In Bonner v. City of Prichard, 661 F.2d 1206, 1209 (11th Cir. 1981) (en banc), the Eleventh Circuit adopted as binding precedent all decisions of the former Fifth Circuit handed down prior to the close of business on September 30, 1981.
The Court agrees that, even charitably interpreted, it has neither federal question nor diversity jurisdiction over this case. Federal question jurisdiction exists when the case arises “under the Constitution, laws, or treaties of the United States.” See 28 U.S.C. § 1331. Diversity jurisdiction exists only when there is complete diversity of citizenship between the parties. See Owen Equip. & Erection Co. v. Kroger, 437 U.S. 365, 373 (1978). In order to achieve “complete diversity,” no plaintiff may be a citizen of the same state as any of the defendants. Id.

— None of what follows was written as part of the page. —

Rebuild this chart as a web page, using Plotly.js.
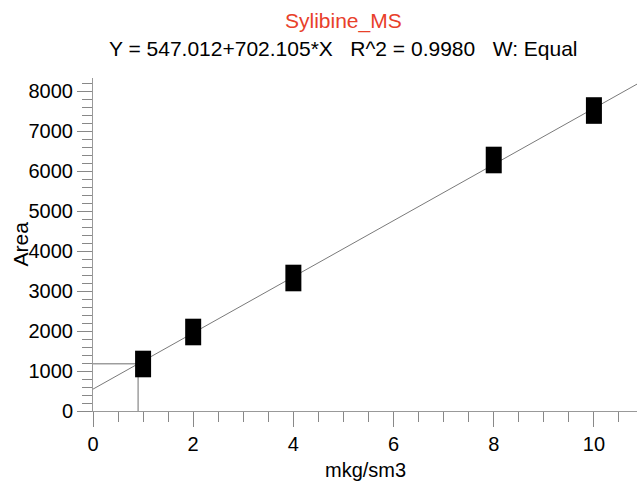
<!DOCTYPE html>
<html><head><meta charset="utf-8">
<script src="https://cdn.plot.ly/plotly-3.0.1.min.js"></script>
<style>body{margin:0;background:#fff}#c{width:638px;height:481px}</style>
</head><body><div id="c"></div>
<script>
var calX = [1, 2, 4, 8, 10];
var calY = [1175, 1975, 3325, 6275, 7512];
var fitX = [0, 10.86];
var fitY = [547, 8172];
var sampleX = [0, 0.9, 0.9];
var sampleY = [1179, 1179, 0];
var titleMain = "Sylibine_MS";
var titleSub = "Y = 547.012+702.105*X&nbsp;&nbsp;&nbsp;R^2 = 0.9980&nbsp;&nbsp;&nbsp;W: Equal";

var font = "Liberation Sans, Arial, sans-serif";
var traces = [
  {x: fitX, y: fitY, mode: "lines", line: {color: "#7a7a7a", width: 1}, hoverinfo: "skip"},
  {x: sampleX, y: sampleY, mode: "lines", line: {color: "#6e6e6e", width: 1}, hoverinfo: "skip"},
  {x: calX, y: calY, mode: "markers",
   marker: {symbol: "line-ns", size: 19, line: {width: 16, color: "#000"}}}
];
var layout = {
  width: 638, height: 481,
  margin: {l: 93, r: 1, t: 78, b: 70},
  showlegend: false,
  paper_bgcolor: "#fff", plot_bgcolor: "#fff",
  font: {family: font, size: 20, color: "#000"},
  xaxis: {range: [0, 10.86], showgrid: false, zeroline: false, showline: true, linecolor: "#999", linewidth: 1,
    ticks: "outside", ticklen: 15, tickcolor: "#888", tickwidth: 1, dtick: 2, tick0: 0,
    minor: {dtick: 0.5, ticks: "outside", ticklen: 10, tickcolor: "#888", tickwidth: 1, showgrid: false},
    tickfont: {family: font, size: 20, color: "#000"}},
  yaxis: {range: [0, 8325], showgrid: false, zeroline: false, showline: true, linecolor: "#999", linewidth: 1,
    ticks: "outside", ticklen: 15, tickcolor: "#888", tickwidth: 1, dtick: 1000, tick0: 0,
    minor: {dtick: 200, ticks: "outside", ticklen: 10, tickcolor: "#888", tickwidth: 1, showgrid: false},
    tickfont: {family: font, size: 20, color: "#000"}},
  annotations: [
    {text: titleMain, xref: "paper", yref: "paper", x: 0.461, y: 1, yshift: 57, xanchor: "center", yanchor: "middle",
     showarrow: false, font: {family: font, size: 21, color: "#e8402a"}},
    {text: titleSub, xref: "paper", yref: "paper", x: 0.461, y: 1, yshift: 30, xanchor: "center", yanchor: "middle",
     showarrow: false, font: {family: font, size: 21, color: "#000"}},
    {text: "mkg/sm3", xref: "paper", yref: "paper", x: 0.5, y: 0, yshift: -59, xanchor: "center", yanchor: "middle",
     showarrow: false, font: {family: font, size: 20, color: "#000"}},
    {text: "Area", xref: "paper", yref: "paper", x: 0, xshift: -73, y: 0.5, textangle: -90, xanchor: "center", yanchor: "middle",
     showarrow: false, font: {family: font, size: 21, color: "#000"}}
  ]
};
Plotly.newPlot("c", traces, layout, {displayModeBar: false, staticPlot: true});
</script></body></html>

The Second Amended Complaint does not plead a federal question. (See Doc. 51). Despite passing reference to the Due Process Clause of either the Fifth or Fourteenth Amendments, Plaintiff does not explain in even a rudimentary fashion why his allegations qualify as cognizable constitutional claims. O'Neal v. Allstate Indem. Ins. Co. Inc., No. 20-14712, 2021 WL 4852222, at *3 (11th Cir. Oct. 19, 2021) (citations and quotation marks omitted) (“[T]he mere reference to federal law is insufficient to establish subject matter jurisdiction-the implicated federal issue must be substantial. District courts may dismiss a federal question claim for lack of subject matter jurisdiction when (1) the alleged claim under the Constitution or federal statutes clearly appears to be immaterial and made solely for the purpose of obtaining jurisdiction; or (2) such a claim is wholly insubstantial and frivolous.”). Moreover, Plaintiff entirely fails to address federal jurisdiction in his Objection. (See Doc. 74).

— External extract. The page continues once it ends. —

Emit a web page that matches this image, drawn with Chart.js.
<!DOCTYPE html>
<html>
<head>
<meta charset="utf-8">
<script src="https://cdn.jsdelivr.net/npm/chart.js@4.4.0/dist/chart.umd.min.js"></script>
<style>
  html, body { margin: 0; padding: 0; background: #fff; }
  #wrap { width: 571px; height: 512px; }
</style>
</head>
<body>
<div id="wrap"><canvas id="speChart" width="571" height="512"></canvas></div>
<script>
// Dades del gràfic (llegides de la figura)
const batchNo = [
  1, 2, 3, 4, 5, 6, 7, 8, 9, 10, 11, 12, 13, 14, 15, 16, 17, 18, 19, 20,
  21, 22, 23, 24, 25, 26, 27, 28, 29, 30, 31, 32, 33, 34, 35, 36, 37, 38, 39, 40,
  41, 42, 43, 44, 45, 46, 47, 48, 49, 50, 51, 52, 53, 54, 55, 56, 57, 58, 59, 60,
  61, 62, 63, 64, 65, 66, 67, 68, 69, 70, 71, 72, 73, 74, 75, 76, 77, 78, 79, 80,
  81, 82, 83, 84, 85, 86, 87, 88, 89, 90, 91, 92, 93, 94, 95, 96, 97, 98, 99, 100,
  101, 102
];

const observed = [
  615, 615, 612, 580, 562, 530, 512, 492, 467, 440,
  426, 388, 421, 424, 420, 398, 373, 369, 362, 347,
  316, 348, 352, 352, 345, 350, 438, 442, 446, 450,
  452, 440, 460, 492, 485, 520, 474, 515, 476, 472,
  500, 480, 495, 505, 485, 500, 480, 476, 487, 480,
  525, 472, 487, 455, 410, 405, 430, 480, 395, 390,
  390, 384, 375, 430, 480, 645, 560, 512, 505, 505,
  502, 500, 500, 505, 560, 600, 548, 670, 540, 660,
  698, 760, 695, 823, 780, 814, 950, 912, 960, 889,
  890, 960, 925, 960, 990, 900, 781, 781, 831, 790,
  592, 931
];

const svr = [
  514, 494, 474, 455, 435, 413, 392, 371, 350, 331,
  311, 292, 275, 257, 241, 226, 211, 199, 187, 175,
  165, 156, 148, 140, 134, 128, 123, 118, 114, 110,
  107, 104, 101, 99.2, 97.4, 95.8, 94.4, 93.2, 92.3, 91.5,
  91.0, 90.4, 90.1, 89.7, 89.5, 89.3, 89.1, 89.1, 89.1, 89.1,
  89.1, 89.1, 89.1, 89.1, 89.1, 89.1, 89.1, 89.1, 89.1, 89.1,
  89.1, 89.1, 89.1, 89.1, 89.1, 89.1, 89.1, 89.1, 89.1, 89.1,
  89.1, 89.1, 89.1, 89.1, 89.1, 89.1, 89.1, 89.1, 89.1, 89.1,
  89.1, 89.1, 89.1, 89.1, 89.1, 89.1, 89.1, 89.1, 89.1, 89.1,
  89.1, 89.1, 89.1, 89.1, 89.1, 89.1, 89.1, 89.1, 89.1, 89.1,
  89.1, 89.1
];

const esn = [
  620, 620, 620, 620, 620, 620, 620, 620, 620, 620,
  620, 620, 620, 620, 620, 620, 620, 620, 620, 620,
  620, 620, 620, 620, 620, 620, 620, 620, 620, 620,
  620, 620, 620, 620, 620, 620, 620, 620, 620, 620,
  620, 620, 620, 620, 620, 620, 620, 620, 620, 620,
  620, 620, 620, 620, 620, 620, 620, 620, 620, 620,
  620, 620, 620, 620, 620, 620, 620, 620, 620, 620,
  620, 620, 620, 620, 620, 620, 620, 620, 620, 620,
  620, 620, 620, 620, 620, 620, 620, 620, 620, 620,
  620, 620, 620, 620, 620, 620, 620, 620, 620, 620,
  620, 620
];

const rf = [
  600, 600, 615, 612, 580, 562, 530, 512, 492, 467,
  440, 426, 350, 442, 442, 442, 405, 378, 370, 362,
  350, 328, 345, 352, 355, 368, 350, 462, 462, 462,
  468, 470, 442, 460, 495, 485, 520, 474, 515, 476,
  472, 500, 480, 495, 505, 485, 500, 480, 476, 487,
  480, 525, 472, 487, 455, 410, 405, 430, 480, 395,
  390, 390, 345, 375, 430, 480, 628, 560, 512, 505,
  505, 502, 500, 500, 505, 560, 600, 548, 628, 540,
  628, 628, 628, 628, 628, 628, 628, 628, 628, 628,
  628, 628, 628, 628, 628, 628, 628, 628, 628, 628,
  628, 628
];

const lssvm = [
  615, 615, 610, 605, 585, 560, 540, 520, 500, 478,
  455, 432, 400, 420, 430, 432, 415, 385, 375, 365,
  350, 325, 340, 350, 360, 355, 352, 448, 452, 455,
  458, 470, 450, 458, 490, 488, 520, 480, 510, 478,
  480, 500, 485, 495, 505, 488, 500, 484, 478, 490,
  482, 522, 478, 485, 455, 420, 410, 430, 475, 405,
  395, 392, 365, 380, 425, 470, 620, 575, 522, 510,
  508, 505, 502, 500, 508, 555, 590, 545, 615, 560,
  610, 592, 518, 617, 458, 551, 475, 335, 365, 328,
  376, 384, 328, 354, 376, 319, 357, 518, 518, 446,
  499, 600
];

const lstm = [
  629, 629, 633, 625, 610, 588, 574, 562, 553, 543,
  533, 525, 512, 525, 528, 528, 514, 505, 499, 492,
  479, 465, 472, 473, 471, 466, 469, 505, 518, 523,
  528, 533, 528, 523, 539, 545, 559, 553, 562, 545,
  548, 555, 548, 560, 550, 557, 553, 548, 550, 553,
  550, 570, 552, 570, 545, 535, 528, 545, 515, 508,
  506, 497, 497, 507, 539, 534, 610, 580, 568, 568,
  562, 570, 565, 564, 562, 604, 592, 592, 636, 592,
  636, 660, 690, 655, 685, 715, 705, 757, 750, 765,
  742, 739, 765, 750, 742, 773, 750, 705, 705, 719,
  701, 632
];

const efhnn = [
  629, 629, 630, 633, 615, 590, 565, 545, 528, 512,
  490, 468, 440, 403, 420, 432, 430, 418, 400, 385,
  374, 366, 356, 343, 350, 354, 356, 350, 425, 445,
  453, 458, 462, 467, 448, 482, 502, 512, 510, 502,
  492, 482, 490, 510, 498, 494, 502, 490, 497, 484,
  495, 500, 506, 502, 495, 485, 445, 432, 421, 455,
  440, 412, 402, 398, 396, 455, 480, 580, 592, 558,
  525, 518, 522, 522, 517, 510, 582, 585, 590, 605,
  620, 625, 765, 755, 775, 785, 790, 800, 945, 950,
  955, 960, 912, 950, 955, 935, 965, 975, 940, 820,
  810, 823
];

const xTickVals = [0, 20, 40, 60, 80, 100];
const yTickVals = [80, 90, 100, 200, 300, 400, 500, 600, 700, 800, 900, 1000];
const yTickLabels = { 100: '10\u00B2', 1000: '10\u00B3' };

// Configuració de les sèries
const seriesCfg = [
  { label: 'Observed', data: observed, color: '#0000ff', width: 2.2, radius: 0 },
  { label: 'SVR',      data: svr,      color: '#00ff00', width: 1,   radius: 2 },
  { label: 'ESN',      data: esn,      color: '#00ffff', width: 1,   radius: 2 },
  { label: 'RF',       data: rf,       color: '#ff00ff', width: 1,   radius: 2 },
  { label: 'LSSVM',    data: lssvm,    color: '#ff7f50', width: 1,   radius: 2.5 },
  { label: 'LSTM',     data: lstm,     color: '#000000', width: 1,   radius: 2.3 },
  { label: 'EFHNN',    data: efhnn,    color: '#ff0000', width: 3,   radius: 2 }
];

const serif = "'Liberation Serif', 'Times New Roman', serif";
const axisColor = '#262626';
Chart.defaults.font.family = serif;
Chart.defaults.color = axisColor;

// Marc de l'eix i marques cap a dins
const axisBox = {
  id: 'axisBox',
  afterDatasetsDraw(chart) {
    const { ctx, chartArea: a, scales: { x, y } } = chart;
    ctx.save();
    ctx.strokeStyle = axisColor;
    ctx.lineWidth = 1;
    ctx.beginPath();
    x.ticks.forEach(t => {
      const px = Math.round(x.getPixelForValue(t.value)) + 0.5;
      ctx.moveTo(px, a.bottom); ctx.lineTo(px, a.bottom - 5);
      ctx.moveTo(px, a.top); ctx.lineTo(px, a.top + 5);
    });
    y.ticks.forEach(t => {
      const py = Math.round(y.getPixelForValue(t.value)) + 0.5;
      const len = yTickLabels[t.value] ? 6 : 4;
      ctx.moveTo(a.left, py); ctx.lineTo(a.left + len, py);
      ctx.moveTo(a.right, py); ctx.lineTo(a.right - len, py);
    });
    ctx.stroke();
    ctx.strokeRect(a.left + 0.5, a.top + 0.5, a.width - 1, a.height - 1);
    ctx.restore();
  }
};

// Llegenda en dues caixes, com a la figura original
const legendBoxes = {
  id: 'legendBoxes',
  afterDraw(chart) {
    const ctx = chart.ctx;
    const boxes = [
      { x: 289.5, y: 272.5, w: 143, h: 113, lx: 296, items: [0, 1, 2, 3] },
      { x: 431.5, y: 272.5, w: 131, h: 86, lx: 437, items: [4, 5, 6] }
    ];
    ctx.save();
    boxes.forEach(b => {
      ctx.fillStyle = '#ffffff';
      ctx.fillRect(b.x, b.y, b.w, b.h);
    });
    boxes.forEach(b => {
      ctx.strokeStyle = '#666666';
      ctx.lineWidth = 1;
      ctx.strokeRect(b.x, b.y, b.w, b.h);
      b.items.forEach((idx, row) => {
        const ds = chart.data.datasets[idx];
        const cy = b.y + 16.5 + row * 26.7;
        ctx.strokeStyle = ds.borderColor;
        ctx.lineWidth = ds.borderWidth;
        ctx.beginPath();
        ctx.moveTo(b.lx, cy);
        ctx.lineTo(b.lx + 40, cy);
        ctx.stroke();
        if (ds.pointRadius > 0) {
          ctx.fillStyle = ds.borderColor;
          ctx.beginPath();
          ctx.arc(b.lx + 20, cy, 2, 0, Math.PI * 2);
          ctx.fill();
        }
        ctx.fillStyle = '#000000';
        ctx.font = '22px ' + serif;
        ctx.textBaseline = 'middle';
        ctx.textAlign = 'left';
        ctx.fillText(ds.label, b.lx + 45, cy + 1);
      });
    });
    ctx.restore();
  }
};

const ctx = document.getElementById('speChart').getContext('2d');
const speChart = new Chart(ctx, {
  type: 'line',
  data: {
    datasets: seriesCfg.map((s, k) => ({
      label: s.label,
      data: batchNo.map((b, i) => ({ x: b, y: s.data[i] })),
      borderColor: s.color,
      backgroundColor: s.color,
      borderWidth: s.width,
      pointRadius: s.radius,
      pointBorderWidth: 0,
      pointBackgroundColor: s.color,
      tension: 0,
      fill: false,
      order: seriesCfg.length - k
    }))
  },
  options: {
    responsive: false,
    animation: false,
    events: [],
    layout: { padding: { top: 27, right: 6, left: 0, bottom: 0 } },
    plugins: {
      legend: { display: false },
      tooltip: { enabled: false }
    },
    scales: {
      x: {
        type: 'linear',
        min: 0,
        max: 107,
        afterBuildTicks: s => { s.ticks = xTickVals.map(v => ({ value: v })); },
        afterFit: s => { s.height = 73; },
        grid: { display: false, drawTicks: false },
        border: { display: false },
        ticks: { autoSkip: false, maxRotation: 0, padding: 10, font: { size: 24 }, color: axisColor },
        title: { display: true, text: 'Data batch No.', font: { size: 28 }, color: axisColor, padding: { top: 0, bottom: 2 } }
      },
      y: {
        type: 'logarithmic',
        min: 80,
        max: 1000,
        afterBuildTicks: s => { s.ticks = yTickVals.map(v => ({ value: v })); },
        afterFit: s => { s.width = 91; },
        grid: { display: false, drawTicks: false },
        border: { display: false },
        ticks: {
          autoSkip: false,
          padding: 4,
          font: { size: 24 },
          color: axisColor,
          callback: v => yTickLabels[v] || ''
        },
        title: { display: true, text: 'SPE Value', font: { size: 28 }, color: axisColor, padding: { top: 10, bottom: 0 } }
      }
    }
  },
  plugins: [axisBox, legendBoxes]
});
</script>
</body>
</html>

Plaintiff finally fails to allege complete diversity under 28 U.S.C. § 1332.
Indeed, the only allegations potentially related to citizenship tend to demonstrate all parties in this case are Florida citizens. (See Doc. 51, pp. 1-2). In any event, the claims regarding the disposition of the Estate of Albert Isaacs would appear to be barred by the probate exception to diversity jurisdiction. See, e.g., Holt v. Holt, No. 6:21-cv-1115, 2022 WL 1224075, at *1 (M.D. Fla. Feb. 15, 2022), report and recommendation adopted, 2022 WL 2305988 (M.D. Fla. Mar. 30, 2022). Yet again, the Plaintiff fails to address these jurisdictional defects in the Objection. (See Doc. 74). Consequently, the Court cannot exercise jurisdiction over this case, so dismissal must be without prejudice. Stalley ex rel. U.S. v. Orlando Reg'l Healthcare Sys., Inc., 524 F.3d 1229, 1232 (11th Cir. 2008). Nevertheless, the Court will not provide leave to replead as the Court has already provided opportunities for Plaintiff to fix these pleading deficiencies. Jackson v. Bank of Am., N.A., 898 F.3d 1348, 1356-59 (11th Cir. 2018) (affirming dismissal of amended complaint after the plaintiffs were given an opportunity to replead yet failed to cure).
IV. CONCLUSION
Accordingly, it is ORDERED AND ADJUDGED as follows:
1. United States Magistrate Judge Leslie Hoffman Price's Report and Recommendation, filed on March 20, 2023 (Doc. 69), is ADOPTED and CONFIRMED and made a part of this Order;
2. Defendants' Motion to Dismiss is GRANTED (Doc. 53);
3. Plaintiff's Objection (Doc. 74) is OVERRULED;
4. The Second Amended Complaint (Doc. 51) is DISMISSED WITHOUT PREJUDICE yet without leave to replead; and
5. The Clerk of Court is DIRECTED to close the file.